**Task requirements**: Omit every picture, and retype the lines that run from the beginning of the data below through the line containing "const xTicks = [0, 10, 20, 30, 40]", inclusive.

**Supplied information**:
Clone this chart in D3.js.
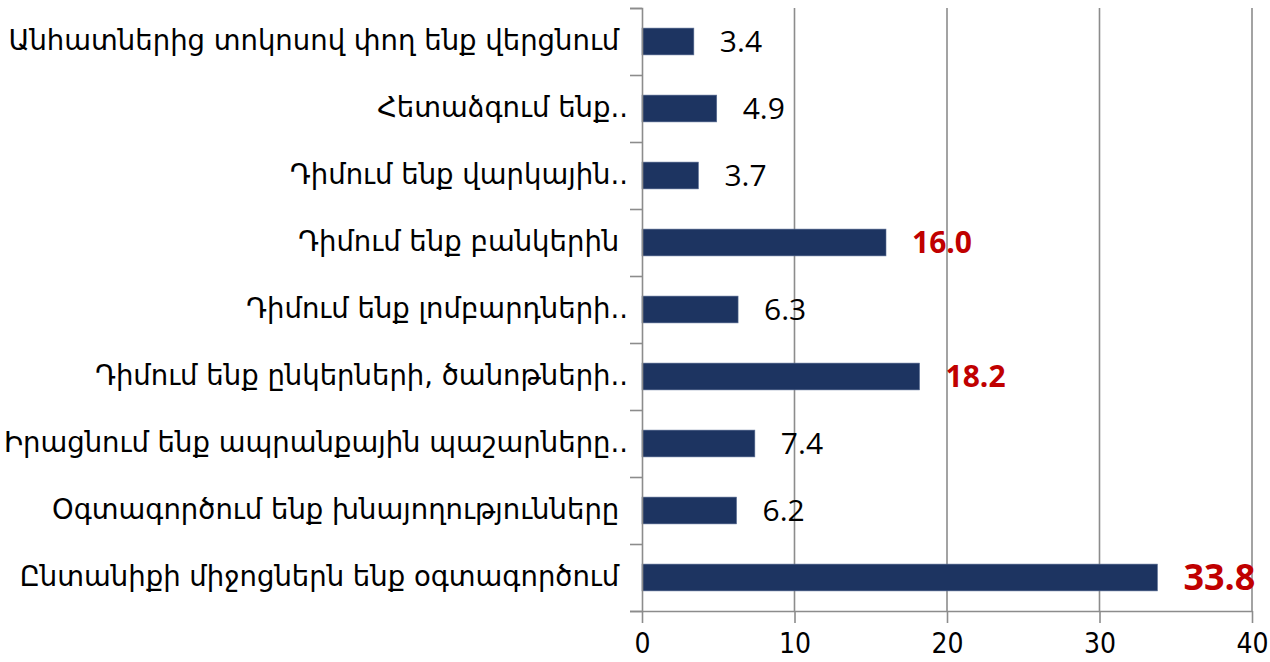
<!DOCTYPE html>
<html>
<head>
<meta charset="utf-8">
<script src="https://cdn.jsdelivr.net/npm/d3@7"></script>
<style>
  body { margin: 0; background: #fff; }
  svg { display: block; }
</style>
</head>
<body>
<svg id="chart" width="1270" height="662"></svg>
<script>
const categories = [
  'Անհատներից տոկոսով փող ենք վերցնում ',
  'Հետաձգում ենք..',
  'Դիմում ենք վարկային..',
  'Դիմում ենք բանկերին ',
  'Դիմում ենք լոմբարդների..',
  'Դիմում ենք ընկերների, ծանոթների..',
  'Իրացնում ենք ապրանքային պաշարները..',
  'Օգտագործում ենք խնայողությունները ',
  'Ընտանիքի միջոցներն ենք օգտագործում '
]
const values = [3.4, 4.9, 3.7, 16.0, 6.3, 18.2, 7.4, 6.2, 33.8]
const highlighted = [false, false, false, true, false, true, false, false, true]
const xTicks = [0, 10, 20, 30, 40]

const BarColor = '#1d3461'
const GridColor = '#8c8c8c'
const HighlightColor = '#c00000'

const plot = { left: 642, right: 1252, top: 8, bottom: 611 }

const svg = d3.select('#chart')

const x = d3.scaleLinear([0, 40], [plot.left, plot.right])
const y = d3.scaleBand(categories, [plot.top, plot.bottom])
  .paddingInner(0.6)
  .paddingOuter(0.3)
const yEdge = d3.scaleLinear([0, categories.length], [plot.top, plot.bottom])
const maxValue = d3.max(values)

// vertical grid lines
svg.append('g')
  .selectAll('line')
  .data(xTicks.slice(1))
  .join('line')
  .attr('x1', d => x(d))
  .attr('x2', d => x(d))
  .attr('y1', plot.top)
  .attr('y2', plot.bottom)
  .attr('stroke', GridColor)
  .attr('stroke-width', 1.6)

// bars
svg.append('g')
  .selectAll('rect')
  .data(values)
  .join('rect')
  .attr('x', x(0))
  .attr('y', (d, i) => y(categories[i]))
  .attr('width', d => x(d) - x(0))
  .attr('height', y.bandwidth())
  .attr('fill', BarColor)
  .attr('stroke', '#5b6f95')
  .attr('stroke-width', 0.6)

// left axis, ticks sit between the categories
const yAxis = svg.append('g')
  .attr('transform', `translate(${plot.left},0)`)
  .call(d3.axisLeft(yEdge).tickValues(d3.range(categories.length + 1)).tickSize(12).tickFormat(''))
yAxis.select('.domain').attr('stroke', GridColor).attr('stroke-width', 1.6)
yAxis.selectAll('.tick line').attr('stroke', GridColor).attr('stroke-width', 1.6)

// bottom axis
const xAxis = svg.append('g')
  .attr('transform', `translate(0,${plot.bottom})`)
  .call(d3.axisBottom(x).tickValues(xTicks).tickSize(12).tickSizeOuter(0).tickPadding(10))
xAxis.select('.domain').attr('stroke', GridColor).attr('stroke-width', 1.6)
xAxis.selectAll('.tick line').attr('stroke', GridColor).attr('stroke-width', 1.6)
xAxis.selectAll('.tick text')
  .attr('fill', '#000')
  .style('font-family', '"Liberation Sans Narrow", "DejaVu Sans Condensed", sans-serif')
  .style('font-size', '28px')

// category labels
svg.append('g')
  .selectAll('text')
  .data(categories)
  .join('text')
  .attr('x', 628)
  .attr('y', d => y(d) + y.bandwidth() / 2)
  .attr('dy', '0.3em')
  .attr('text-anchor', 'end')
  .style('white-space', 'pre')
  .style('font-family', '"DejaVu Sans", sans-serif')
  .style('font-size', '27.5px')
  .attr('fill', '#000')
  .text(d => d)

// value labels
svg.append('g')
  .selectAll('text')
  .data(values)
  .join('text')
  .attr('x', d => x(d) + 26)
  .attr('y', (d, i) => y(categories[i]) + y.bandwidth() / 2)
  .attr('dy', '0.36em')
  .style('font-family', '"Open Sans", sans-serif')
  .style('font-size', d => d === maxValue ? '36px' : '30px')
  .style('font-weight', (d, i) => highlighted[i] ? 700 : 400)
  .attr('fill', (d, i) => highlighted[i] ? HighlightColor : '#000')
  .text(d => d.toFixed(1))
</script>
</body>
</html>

**The result**:
Clone this chart in D3.js.
<!DOCTYPE html>
<html>
<head>
<meta charset="utf-8">
<script src="https://cdn.jsdelivr.net/npm/d3@7"></script>
<style>
  body { margin: 0; background: #fff; }
  svg { display: block; }
</style>
</head>
<body>
<svg id="chart" width="1270" height="662"></svg>
<script>
const categories = [
  'Անհատներից տոկոսով փող ենք վերցնում ',
  'Հետաձգում ենք..',
  'Դիմում ենք վարկային..',
  'Դիմում ենք բանկերին ',
  'Դիմում ենք լոմբարդների..',
  'Դիմում ենք ընկերների, ծանոթների..',
  'Իրացնում ենք ապրանքային պաշարները..',
  'Օգտագործում ենք խնայողությունները ',
  'Ընտանիքի միջոցներն ենք օգտագործում '
]
const values = [3.4, 4.9, 3.7, 16.0, 6.3, 18.2, 7.4, 6.2, 33.8]
const highlighted = [false, false, false, true, false, true, false, false, true]
const xTicks = [0, 10, 20, 30, 40]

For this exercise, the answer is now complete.